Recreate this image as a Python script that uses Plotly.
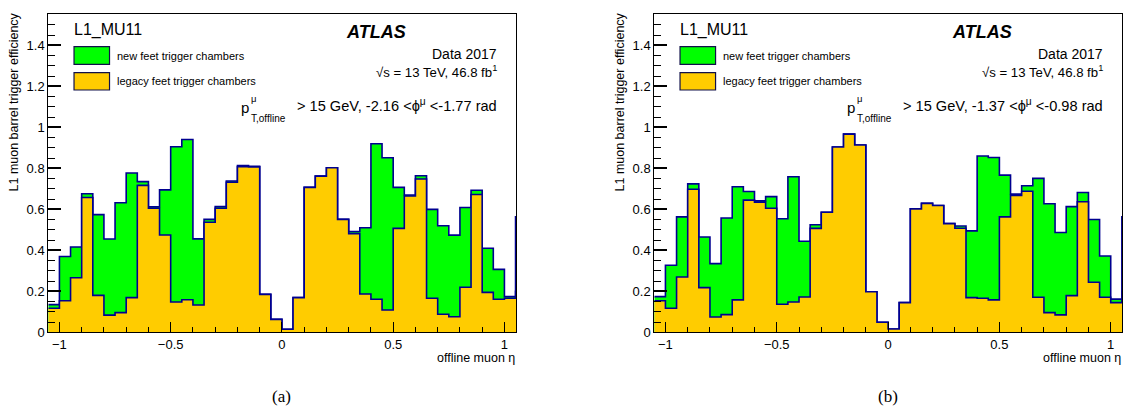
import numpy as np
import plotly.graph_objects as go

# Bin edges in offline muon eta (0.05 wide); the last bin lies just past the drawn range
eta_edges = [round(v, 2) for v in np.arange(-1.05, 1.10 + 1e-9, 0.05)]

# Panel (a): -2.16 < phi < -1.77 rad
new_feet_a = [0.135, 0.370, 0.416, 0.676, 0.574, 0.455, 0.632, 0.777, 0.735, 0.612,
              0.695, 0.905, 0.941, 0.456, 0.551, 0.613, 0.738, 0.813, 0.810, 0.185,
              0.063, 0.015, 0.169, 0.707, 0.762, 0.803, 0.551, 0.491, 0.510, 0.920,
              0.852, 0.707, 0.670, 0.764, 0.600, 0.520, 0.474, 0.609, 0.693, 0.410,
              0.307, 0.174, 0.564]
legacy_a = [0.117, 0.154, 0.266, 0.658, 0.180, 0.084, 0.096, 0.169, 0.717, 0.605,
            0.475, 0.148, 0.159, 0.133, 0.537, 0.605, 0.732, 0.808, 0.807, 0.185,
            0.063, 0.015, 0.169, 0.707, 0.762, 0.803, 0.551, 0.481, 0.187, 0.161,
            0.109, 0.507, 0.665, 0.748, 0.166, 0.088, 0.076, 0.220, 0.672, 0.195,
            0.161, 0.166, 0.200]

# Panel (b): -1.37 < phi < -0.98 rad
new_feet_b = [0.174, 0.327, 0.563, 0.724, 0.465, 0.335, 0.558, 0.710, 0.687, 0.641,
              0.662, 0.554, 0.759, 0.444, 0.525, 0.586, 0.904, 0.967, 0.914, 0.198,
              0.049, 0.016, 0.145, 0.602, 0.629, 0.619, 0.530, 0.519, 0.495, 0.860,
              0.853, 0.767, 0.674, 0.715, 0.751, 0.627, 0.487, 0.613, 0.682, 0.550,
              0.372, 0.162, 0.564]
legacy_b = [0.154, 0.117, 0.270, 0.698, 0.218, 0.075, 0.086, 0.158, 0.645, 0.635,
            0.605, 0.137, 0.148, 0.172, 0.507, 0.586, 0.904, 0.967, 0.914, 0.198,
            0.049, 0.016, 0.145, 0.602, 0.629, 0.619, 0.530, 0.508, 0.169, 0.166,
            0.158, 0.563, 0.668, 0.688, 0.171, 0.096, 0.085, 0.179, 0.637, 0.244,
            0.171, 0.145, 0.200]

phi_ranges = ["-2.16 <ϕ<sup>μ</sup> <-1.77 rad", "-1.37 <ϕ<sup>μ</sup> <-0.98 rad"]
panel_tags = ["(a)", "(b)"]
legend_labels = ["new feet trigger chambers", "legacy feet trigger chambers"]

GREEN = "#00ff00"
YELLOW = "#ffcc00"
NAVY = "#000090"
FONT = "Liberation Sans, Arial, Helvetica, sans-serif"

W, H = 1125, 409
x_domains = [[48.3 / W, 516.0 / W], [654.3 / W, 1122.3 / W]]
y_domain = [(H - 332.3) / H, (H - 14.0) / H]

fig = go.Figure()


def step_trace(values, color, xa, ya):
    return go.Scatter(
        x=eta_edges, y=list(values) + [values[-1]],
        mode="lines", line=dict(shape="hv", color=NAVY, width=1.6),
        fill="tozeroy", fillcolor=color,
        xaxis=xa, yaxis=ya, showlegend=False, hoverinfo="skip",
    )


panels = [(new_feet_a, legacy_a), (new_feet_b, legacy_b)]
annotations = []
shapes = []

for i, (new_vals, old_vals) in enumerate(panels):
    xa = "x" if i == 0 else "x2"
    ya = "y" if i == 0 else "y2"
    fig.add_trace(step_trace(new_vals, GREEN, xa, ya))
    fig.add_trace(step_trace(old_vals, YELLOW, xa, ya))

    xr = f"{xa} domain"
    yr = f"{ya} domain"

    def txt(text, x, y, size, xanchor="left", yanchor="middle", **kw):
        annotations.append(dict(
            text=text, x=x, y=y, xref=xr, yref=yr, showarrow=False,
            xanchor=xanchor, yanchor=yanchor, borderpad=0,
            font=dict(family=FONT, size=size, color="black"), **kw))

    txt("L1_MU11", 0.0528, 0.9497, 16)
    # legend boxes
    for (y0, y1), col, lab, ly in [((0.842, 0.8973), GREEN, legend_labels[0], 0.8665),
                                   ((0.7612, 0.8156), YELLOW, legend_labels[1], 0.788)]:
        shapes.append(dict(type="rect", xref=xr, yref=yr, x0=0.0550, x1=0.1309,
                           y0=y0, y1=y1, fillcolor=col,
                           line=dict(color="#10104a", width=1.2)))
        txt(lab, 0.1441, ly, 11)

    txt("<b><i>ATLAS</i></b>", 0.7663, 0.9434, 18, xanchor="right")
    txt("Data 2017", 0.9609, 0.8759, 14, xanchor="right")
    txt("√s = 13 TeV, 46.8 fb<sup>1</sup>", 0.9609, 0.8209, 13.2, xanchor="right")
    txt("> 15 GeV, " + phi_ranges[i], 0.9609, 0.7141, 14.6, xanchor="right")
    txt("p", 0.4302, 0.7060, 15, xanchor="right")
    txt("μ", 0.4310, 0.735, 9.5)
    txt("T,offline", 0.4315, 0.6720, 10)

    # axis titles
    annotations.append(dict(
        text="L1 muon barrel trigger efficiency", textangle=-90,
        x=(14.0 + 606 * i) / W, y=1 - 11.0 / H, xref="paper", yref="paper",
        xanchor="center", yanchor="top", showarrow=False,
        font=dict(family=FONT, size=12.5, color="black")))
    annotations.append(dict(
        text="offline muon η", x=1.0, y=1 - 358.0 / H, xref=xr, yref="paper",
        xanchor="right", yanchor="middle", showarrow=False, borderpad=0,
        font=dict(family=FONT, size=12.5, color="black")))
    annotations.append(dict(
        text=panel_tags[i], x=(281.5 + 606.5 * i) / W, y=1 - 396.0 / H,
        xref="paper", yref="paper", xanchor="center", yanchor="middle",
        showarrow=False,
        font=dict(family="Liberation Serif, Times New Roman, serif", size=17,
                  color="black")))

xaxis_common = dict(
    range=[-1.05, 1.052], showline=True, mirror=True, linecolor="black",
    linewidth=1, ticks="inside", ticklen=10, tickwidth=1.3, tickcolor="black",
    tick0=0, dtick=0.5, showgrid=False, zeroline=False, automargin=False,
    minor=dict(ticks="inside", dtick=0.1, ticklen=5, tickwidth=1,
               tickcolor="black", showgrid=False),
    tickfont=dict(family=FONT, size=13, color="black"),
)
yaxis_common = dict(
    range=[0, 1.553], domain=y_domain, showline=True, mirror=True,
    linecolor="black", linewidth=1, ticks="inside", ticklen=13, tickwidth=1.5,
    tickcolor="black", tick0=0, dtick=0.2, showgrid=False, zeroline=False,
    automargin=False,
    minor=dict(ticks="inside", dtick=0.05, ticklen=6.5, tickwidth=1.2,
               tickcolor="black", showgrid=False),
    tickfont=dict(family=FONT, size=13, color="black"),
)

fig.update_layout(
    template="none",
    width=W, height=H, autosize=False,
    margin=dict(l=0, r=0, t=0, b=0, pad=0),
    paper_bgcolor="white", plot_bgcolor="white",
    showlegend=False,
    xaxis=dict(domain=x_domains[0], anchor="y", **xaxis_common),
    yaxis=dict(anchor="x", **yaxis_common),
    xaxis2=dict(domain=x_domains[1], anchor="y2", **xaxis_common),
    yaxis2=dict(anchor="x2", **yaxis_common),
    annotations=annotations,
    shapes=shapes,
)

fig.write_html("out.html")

**Short problem**
Repeat only the lines between the start of the data and the line with "0.161, 0.166, 0.200]", including those two lines, and skip the pictures.

**Result of this task**
Recreate this image as a Python script that uses Plotly.
import numpy as np
import plotly.graph_objects as go

# Bin edges in offline muon eta (0.05 wide); the last bin lies just past the drawn range
eta_edges = [round(v, 2) for v in np.arange(-1.05, 1.10 + 1e-9, 0.05)]

# Panel (a): -2.16 < phi < -1.77 rad
new_feet_a = [0.135, 0.370, 0.416, 0.676, 0.574, 0.455, 0.632, 0.777, 0.735, 0.612,
              0.695, 0.905, 0.941, 0.456, 0.551, 0.613, 0.738, 0.813, 0.810, 0.185,
              0.063, 0.015, 0.169, 0.707, 0.762, 0.803, 0.551, 0.491, 0.510, 0.920,
              0.852, 0.707, 0.670, 0.764, 0.600, 0.520, 0.474, 0.609, 0.693, 0.410,
              0.307, 0.174, 0.564]
legacy_a = [0.117, 0.154, 0.266, 0.658, 0.180, 0.084, 0.096, 0.169, 0.717, 0.605,
            0.475, 0.148, 0.159, 0.133, 0.537, 0.605, 0.732, 0.808, 0.807, 0.185,
            0.063, 0.015, 0.169, 0.707, 0.762, 0.803, 0.551, 0.481, 0.187, 0.161,
            0.109, 0.507, 0.665, 0.748, 0.166, 0.088, 0.076, 0.220, 0.672, 0.195,
            0.161, 0.166, 0.200]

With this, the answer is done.